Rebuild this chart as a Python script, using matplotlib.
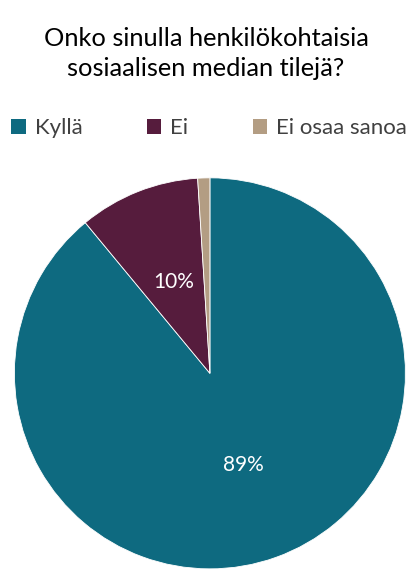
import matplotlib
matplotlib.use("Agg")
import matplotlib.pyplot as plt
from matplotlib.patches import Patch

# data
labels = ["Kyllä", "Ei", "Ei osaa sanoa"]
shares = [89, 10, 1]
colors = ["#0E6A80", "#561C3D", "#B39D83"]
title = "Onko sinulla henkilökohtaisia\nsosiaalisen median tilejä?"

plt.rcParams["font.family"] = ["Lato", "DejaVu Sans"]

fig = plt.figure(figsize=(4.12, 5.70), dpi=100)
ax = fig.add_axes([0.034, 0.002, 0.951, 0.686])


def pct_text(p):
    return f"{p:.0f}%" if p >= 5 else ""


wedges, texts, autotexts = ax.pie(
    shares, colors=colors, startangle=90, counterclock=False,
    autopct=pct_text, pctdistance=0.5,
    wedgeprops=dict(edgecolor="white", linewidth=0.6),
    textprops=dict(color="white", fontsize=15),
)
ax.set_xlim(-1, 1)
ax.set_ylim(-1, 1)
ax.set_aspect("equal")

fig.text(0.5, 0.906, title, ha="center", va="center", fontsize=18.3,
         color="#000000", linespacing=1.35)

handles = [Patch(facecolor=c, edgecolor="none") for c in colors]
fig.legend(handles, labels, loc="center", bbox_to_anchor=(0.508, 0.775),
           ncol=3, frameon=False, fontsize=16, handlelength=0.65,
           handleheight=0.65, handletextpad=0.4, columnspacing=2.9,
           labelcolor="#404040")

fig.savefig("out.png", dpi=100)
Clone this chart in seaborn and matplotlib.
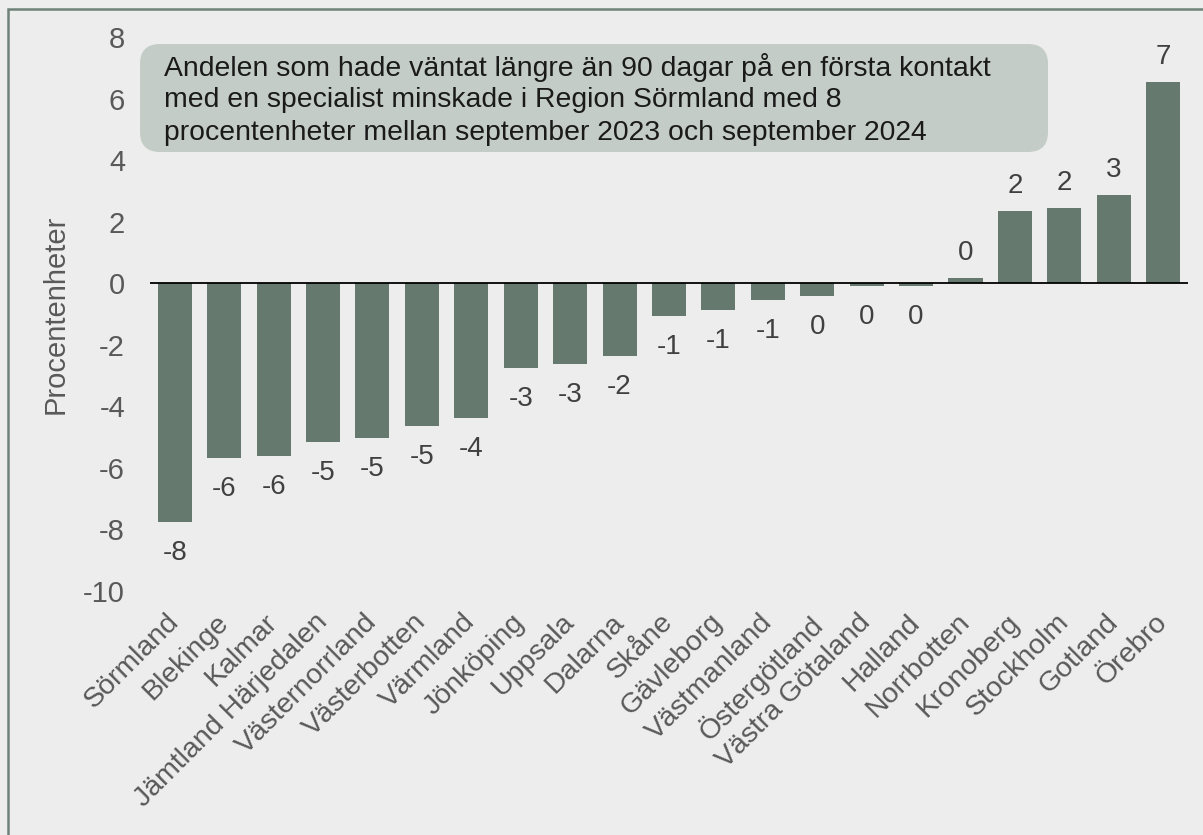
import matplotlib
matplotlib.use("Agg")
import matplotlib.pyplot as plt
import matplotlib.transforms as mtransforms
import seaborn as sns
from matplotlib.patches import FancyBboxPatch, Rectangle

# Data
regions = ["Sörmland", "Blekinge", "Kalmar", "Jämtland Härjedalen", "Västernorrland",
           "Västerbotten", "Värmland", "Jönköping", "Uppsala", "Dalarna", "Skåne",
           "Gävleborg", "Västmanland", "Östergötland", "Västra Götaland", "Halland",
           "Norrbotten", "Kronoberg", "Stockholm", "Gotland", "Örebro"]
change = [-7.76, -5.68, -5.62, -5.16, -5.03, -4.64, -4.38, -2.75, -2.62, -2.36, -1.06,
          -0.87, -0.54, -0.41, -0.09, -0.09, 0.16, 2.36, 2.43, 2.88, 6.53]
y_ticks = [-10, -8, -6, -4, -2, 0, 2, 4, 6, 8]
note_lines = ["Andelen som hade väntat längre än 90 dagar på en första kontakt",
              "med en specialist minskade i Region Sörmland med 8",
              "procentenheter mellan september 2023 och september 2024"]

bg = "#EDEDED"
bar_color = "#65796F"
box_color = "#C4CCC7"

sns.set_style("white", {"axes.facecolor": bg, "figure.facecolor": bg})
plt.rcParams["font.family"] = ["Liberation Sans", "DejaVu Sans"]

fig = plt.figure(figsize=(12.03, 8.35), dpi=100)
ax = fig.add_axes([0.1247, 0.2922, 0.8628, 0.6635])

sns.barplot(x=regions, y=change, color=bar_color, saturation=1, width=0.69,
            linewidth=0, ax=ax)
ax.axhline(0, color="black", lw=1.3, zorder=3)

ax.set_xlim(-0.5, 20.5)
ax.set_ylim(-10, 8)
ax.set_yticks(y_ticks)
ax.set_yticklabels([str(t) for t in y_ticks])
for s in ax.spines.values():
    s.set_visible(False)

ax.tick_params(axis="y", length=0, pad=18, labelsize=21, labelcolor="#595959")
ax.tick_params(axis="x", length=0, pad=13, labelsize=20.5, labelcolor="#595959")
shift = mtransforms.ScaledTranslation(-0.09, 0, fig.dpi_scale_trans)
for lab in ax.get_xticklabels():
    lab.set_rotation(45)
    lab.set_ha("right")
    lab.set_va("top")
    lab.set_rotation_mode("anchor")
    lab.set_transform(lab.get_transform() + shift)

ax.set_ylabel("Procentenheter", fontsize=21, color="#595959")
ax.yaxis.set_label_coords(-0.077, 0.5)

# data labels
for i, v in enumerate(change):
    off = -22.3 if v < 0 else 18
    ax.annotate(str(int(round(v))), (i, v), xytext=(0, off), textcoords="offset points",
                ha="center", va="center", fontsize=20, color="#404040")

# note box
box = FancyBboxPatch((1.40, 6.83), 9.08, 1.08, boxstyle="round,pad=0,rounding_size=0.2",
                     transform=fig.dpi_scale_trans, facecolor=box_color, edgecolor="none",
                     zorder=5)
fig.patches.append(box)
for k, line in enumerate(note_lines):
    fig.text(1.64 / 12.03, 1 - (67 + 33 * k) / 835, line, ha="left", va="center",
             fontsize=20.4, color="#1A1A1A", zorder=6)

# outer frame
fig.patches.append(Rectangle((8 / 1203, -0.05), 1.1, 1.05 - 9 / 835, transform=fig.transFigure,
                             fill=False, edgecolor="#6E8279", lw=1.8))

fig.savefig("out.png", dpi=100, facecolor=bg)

Exercise aim
Reproduce all the records verbatim, excluding images.

Task output
Rebuild this chart as a Python script, using matplotlib.
import matplotlib
matplotlib.use("Agg")
import matplotlib.pyplot as plt
from matplotlib.patches import Patch

# data
labels = ["Kyllä", "Ei", "Ei osaa sanoa"]
shares = [89, 10, 1]
colors = ["#0E6A80", "#561C3D", "#B39D83"]
title = "Onko sinulla henkilökohtaisia\nsosiaalisen median tilejä?"

plt.rcParams["font.family"] = ["Lato", "DejaVu Sans"]

fig = plt.figure(figsize=(4.12, 5.70), dpi=100)
ax = fig.add_axes([0.034, 0.002, 0.951, 0.686])


def pct_text(p):
    return f"{p:.0f}%" if p >= 5 else ""


wedges, texts, autotexts = ax.pie(
    shares, colors=colors, startangle=90, counterclock=False,
    autopct=pct_text, pctdistance=0.5,
    wedgeprops=dict(edgecolor="white", linewidth=0.6),
    textprops=dict(color="white", fontsize=15),
)
ax.set_xlim(-1, 1)
ax.set_ylim(-1, 1)
ax.set_aspect("equal")

fig.text(0.5, 0.906, title, ha="center", va="center", fontsize=18.3,
         color="#000000", linespacing=1.35)

handles = [Patch(facecolor=c, edgecolor="none") for c in colors]
fig.legend(handles, labels, loc="center", bbox_to_anchor=(0.508, 0.775),
           ncol=3, frameon=False, fontsize=16, handlelength=0.65,
           handleheight=0.65, handletextpad=0.4, columnspacing=2.9,
           labelcolor="#404040")

fig.savefig("out.png", dpi=100)
Clone this chart in seaborn and matplotlib.
import matplotlib
matplotlib.use("Agg")
import matplotlib.pyplot as plt
import matplotlib.transforms as mtransforms
import seaborn as sns
from matplotlib.patches import FancyBboxPatch, Rectangle

# Data
regions = ["Sörmland", "Blekinge", "Kalmar", "Jämtland Härjedalen", "Västernorrland",
           "Västerbotten", "Värmland", "Jönköping", "Uppsala", "Dalarna", "Skåne",
           "Gävleborg", "Västmanland", "Östergötland", "Västra Götaland", "Halland",
           "Norrbotten", "Kronoberg", "Stockholm", "Gotland", "Örebro"]
change = [-7.76, -5.68, -5.62, -5.16, -5.03, -4.64, -4.38, -2.75, -2.62, -2.36, -1.06,
          -0.87, -0.54, -0.41, -0.09, -0.09, 0.16, 2.36, 2.43, 2.88, 6.53]
y_ticks = [-10, -8, -6, -4, -2, 0, 2, 4, 6, 8]
note_lines = ["Andelen som hade väntat längre än 90 dagar på en första kontakt",
              "med en specialist minskade i Region Sörmland med 8",
              "procentenheter mellan september 2023 och september 2024"]

bg = "#EDEDED"
bar_color = "#65796F"
box_color = "#C4CCC7"

sns.set_style("white", {"axes.facecolor": bg, "figure.facecolor": bg})
plt.rcParams["font.family"] = ["Liberation Sans", "DejaVu Sans"]

fig = plt.figure(figsize=(12.03, 8.35), dpi=100)
ax = fig.add_axes([0.1247, 0.2922, 0.8628, 0.6635])

sns.barplot(x=regions, y=change, color=bar_color, saturation=1, width=0.69,
            linewidth=0, ax=ax)
ax.axhline(0, color="black", lw=1.3, zorder=3)

ax.set_xlim(-0.5, 20.5)
ax.set_ylim(-10, 8)
ax.set_yticks(y_ticks)
ax.set_yticklabels([str(t) for t in y_ticks])
for s in ax.spines.values():
    s.set_visible(False)

ax.tick_params(axis="y", length=0, pad=18, labelsize=21, labelcolor="#595959")
ax.tick_params(axis="x", length=0, pad=13, labelsize=20.5, labelcolor="#595959")
shift = mtransforms.ScaledTranslation(-0.09, 0, fig.dpi_scale_trans)
for lab in ax.get_xticklabels():
    lab.set_rotation(45)
    lab.set_ha("right")
    lab.set_va("top")
    lab.set_rotation_mode("anchor")
    lab.set_transform(lab.get_transform() + shift)

ax.set_ylabel("Procentenheter", fontsize=21, color="#595959")
ax.yaxis.set_label_coords(-0.077, 0.5)

# data labels
for i, v in enumerate(change):
    off = -22.3 if v < 0 else 18
    ax.annotate(str(int(round(v))), (i, v), xytext=(0, off), textcoords="offset points",
                ha="center", va="center", fontsize=20, color="#404040")

# note box
box = FancyBboxPatch((1.40, 6.83), 9.08, 1.08, boxstyle="round,pad=0,rounding_size=0.2",
                     transform=fig.dpi_scale_trans, facecolor=box_color, edgecolor="none",
                     zorder=5)
fig.patches.append(box)
for k, line in enumerate(note_lines):
    fig.text(1.64 / 12.03, 1 - (67 + 33 * k) / 835, line, ha="left", va="center",
             fontsize=20.4, color="#1A1A1A", zorder=6)

# outer frame
fig.patches.append(Rectangle((8 / 1203, -0.05), 1.1, 1.05 - 9 / 835, transform=fig.transFigure,
                             fill=False, edgecolor="#6E8279", lw=1.8))

fig.savefig("out.png", dpi=100, facecolor=bg)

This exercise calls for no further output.